In the end, the Department of Transportation did the right thing. It decided to abandon construction of the dry dock, after sinking nearly $60 million into the project. But the department clearly learned a crucial lesson from the disaster, and now it’s trying out a very new approach to its archaeological surveys of proposed development sites along the Port Angeles waterfront. It has brought in dogs–not just the garden-variety Fido, but four animals trained at the Institute for Canine Forensics in Woodside, California. These are corpse-sniffing dogs.
This was the first I had heard of such canines being used to detect human remains in archaeological sites. But I think they could potentially save developers, archaeologists and Native Americans a whole world of grief. According to the staff at the Institute for Canine Forensics, dogs can smell human remains that are buried as much as nine feet below the surface. And they can detect remains as old as 2000 years. “Human remains have a scent that never, ever goes away, especially a bone, even after it dries out,” one of the institute’s staff members told The Peninsula Daily News.
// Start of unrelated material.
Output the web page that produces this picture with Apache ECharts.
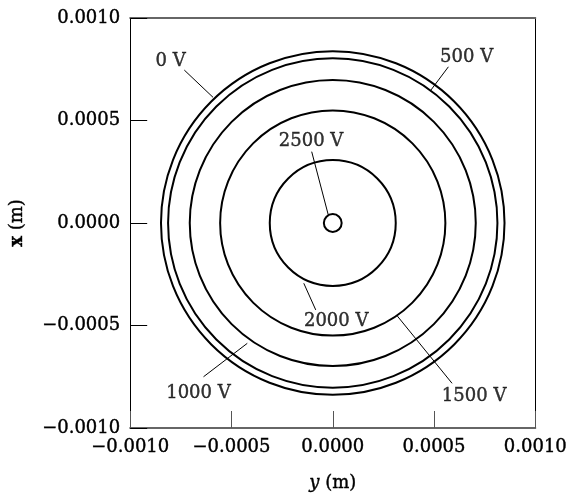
<!DOCTYPE html>
<html>
<head>
<meta charset="utf-8">
<script src="https://cdn.jsdelivr.net/npm/echarts@6/dist/echarts.min.js"></script>
<style>html,body{margin:0;padding:0;background:#fff;}#c{width:570px;height:499px;}</style>
</head>
<body>
<div id="c"></div>
<script>
// Equipotential contour radii (m)
const contourNames = ['0 V', '500 V', '1000 V', '1500 V', '2000 V', '2500 V'];
const contourRadii = [0.000848, 0.000813, 0.000706, 0.000556, 0.000311, 0.000044];
// Label anchor points (y, x) in metres
const labelNames = ['0 V', '500 V', '2500 V', '2000 V', '1000 V', '1500 V'];
const labelPos = [[-0.000800, 0.000788], [0.000661, 0.000807], [-0.000107, 0.000400],
                  [0.000017, -0.000481], [-0.000663, -0.000829], [0.000698, -0.000844]];
// Leader lines: [from label, to contour]
const leaderFrom = [[-0.000733, 0.000746], [0.000571, 0.000762], [-0.000104, 0.000348],
                    [-0.000084, -0.000424], [-0.000638, -0.000750], [0.000589, -0.000782]];
const leaderTo = [[-0.000591, 0.000613], [0.000482, 0.000645], [-0.000022, 0.000039],
                  [-0.000143, -0.000294], [-0.000422, -0.000587], [0.000319, -0.000454]];
const axisMin = -0.0010, axisMax = 0.0010, axisStep = 0.0005;

const FONT = 'DejaVu Serif';
const TXT = {fontFamily: FONT, fontSize: 18, color: '#000', textBorderColor: '#000', textBorderWidth: 0.4};
const fmt = v => (Math.abs(v) < 1e-12 ? 0 : v).toFixed(4).replace('-', '\u2212');
const chart = echarts.init(document.getElementById('c'), null, {renderer: 'canvas'});
const tickStyle = (c) => ({show: true, inside: true, length: 17, lineStyle: {color: c, width: 1}});
chart.setOption({
  animation: false,
  backgroundColor: '#fff',
  grid: {left: 128, right: 32, top: 18, bottom: 71, containLabel: false},
  xAxis: [{
    type: 'value', min: axisMin, max: axisMax, interval: axisStep, position: 'bottom',
    axisLine: {show: true, onZero: false, lineStyle: {color: '#666', width: 2}},
    axisTick: tickStyle('#555'),
    splitLine: {show: false},
    axisLabel: Object.assign({formatter: fmt, margin: 10, showMinLabel: true, showMaxLabel: true}, TXT),
    name: '{it|y} (m)', nameLocation: 'middle', nameGap: 46,
    nameTextStyle: Object.assign({rich: {it: Object.assign({fontStyle: 'italic'}, TXT)}}, TXT)
  }, {
    type: 'value', min: axisMin, max: axisMax, interval: axisStep, position: 'top',
    axisLine: {show: true, onZero: false, lineStyle: {color: '#666', width: 2}},
    axisTick: {show: false}, axisLabel: {show: false}, splitLine: {show: false}
  }],
  yAxis: [{
    type: 'value', min: axisMin, max: axisMax, interval: axisStep, position: 'left',
    axisLine: {show: true, onZero: false, lineStyle: {color: '#000', width: 1}},
    axisTick: tickStyle('#000'),
    splitLine: {show: false},
    axisLabel: Object.assign({formatter: fmt, margin: 10}, TXT),
    name: '{b|x} (m)', nameLocation: 'middle', nameGap: 104,
    nameTextStyle: Object.assign({rich: {b: Object.assign({fontWeight: 'bold'}, TXT)}}, TXT)
  }, {
    type: 'value', min: axisMin, max: axisMax, interval: axisStep, position: 'right',
    axisLine: {show: true, onZero: false, lineStyle: {color: '#000', width: 1}},
    axisTick: {show: false}, axisLabel: {show: false}, splitLine: {show: false}
  }],
  series: [{
    type: 'custom',
    xAxisIndex: 0, yAxisIndex: 0,
    data: contourRadii.map((r, i) => ({name: contourNames[i], value: [r, 0]})),
    renderItem: function (params, api) {
      const c = api.coord([0, 0]);
      const r = api.size([api.value(0), 0])[0];
      return {type: 'circle', shape: {cx: c[0], cy: c[1], r: r},
        style: {fill: 'none', stroke: '#000', lineWidth: 2}};
    },
    silent: true, z: 2
  }, {
    type: 'lines', coordinateSystem: 'cartesian2d',
    xAxisIndex: 0, yAxisIndex: 0,
    data: leaderFrom.map((p, i) => ({coords: [p, leaderTo[i]]})),
    lineStyle: {color: '#000', width: 1, opacity: 1},
    silent: true, z: 3
  }, {
    type: 'scatter', xAxisIndex: 0, yAxisIndex: 0,
    symbolSize: 0,
    data: labelPos.map((p, i) => ({name: labelNames[i], value: p})),
    label: Object.assign({show: true, position: 'inside', formatter: p => p.name}, TXT),
    silent: true, z: 4
  }]
});
</script>
</body>
</html>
As the owner of a Labrador retriever, I’ve witnessed time and again the astonishing olfactory prowess of dogs, and I don’t doubt they could be trained to sniff out very ancient remains. If the Port Angeles project pans out–and I can’t imagine why it won’t– I think bringing in such trained dogs should become a standard procedure when North American archaeologists are surveying proposed development sites for possible ancient Native American cemeteries.